(Saved entries)
— start —

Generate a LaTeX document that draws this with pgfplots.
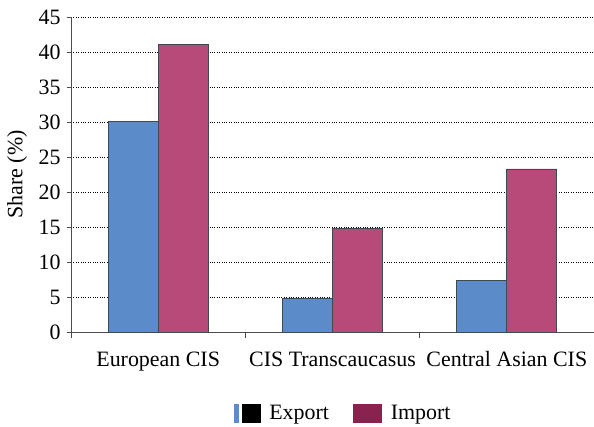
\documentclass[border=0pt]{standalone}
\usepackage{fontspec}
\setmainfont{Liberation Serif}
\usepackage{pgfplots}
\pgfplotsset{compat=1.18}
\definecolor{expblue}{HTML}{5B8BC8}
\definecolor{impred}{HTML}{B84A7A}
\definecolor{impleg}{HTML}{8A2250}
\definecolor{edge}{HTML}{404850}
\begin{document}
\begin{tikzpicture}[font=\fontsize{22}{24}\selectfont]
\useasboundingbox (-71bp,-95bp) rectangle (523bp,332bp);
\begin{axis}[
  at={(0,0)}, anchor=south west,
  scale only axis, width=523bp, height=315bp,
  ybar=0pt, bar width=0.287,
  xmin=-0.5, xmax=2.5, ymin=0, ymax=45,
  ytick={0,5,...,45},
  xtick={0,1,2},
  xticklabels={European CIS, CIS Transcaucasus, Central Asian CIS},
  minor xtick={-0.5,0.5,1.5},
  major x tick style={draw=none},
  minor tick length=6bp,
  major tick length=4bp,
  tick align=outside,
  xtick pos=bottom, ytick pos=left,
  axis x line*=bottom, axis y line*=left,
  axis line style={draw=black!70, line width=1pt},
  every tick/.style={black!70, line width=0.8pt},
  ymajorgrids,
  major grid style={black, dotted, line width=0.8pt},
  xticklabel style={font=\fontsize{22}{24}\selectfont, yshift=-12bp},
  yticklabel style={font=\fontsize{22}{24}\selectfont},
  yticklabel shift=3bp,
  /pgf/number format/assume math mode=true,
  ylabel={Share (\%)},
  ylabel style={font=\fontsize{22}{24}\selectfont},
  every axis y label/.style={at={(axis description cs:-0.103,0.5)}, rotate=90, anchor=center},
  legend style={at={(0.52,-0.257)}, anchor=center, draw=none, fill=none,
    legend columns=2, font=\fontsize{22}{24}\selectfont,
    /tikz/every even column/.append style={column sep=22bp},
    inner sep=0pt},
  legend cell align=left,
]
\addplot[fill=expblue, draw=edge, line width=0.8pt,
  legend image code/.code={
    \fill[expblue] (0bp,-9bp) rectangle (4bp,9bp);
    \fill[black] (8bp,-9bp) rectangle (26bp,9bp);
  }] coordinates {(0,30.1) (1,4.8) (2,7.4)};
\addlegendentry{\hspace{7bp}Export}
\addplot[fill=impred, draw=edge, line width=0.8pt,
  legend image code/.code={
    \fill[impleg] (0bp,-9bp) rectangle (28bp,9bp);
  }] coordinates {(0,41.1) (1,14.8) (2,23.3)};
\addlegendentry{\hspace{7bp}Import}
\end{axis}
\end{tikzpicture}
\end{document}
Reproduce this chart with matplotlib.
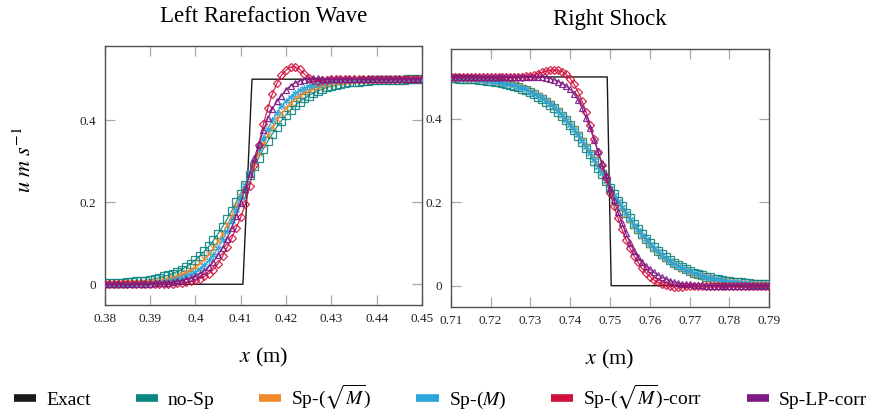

— end —

> **What is required**:
Pictures are not part of the copy; output everything else in the records exactly.

> **Solution for this task**:
Generate a LaTeX document that draws this with pgfplots.
\documentclass[border=0pt]{standalone}
\usepackage{fontspec}
\setmainfont{Liberation Serif}
\usepackage{pgfplots}
\pgfplotsset{compat=1.18}
\definecolor{expblue}{HTML}{5B8BC8}
\definecolor{impred}{HTML}{B84A7A}
\definecolor{impleg}{HTML}{8A2250}
\definecolor{edge}{HTML}{404850}
\begin{document}
\begin{tikzpicture}[font=\fontsize{22}{24}\selectfont]
\useasboundingbox (-71bp,-95bp) rectangle (523bp,332bp);
\begin{axis}[
  at={(0,0)}, anchor=south west,
  scale only axis, width=523bp, height=315bp,
  ybar=0pt, bar width=0.287,
  xmin=-0.5, xmax=2.5, ymin=0, ymax=45,
  ytick={0,5,...,45},
  xtick={0,1,2},
  xticklabels={European CIS, CIS Transcaucasus, Central Asian CIS},
  minor xtick={-0.5,0.5,1.5},
  major x tick style={draw=none},
  minor tick length=6bp,
  major tick length=4bp,
  tick align=outside,
  xtick pos=bottom, ytick pos=left,
  axis x line*=bottom, axis y line*=left,
  axis line style={draw=black!70, line width=1pt},
  every tick/.style={black!70, line width=0.8pt},
  ymajorgrids,
  major grid style={black, dotted, line width=0.8pt},
  xticklabel style={font=\fontsize{22}{24}\selectfont, yshift=-12bp},
  yticklabel style={font=\fontsize{22}{24}\selectfont},
  yticklabel shift=3bp,
  /pgf/number format/assume math mode=true,
  ylabel={Share (\%)},
  ylabel style={font=\fontsize{22}{24}\selectfont},
  every axis y label/.style={at={(axis description cs:-0.103,0.5)}, rotate=90, anchor=center},
  legend style={at={(0.52,-0.257)}, anchor=center, draw=none, fill=none,
    legend columns=2, font=\fontsize{22}{24}\selectfont,
    /tikz/every even column/.append style={column sep=22bp},
    inner sep=0pt},
  legend cell align=left,
]
\addplot[fill=expblue, draw=edge, line width=0.8pt,
  legend image code/.code={
    \fill[expblue] (0bp,-9bp) rectangle (4bp,9bp);
    \fill[black] (8bp,-9bp) rectangle (26bp,9bp);
  }] coordinates {(0,30.1) (1,4.8) (2,7.4)};
\addlegendentry{\hspace{7bp}Export}
\addplot[fill=impred, draw=edge, line width=0.8pt,
  legend image code/.code={
    \fill[impleg] (0bp,-9bp) rectangle (28bp,9bp);
  }] coordinates {(0,41.1) (1,14.8) (2,23.3)};
\addlegendentry{\hspace{7bp}Import}
\end{axis}
\end{tikzpicture}
\end{document}
Reproduce this chart with matplotlib.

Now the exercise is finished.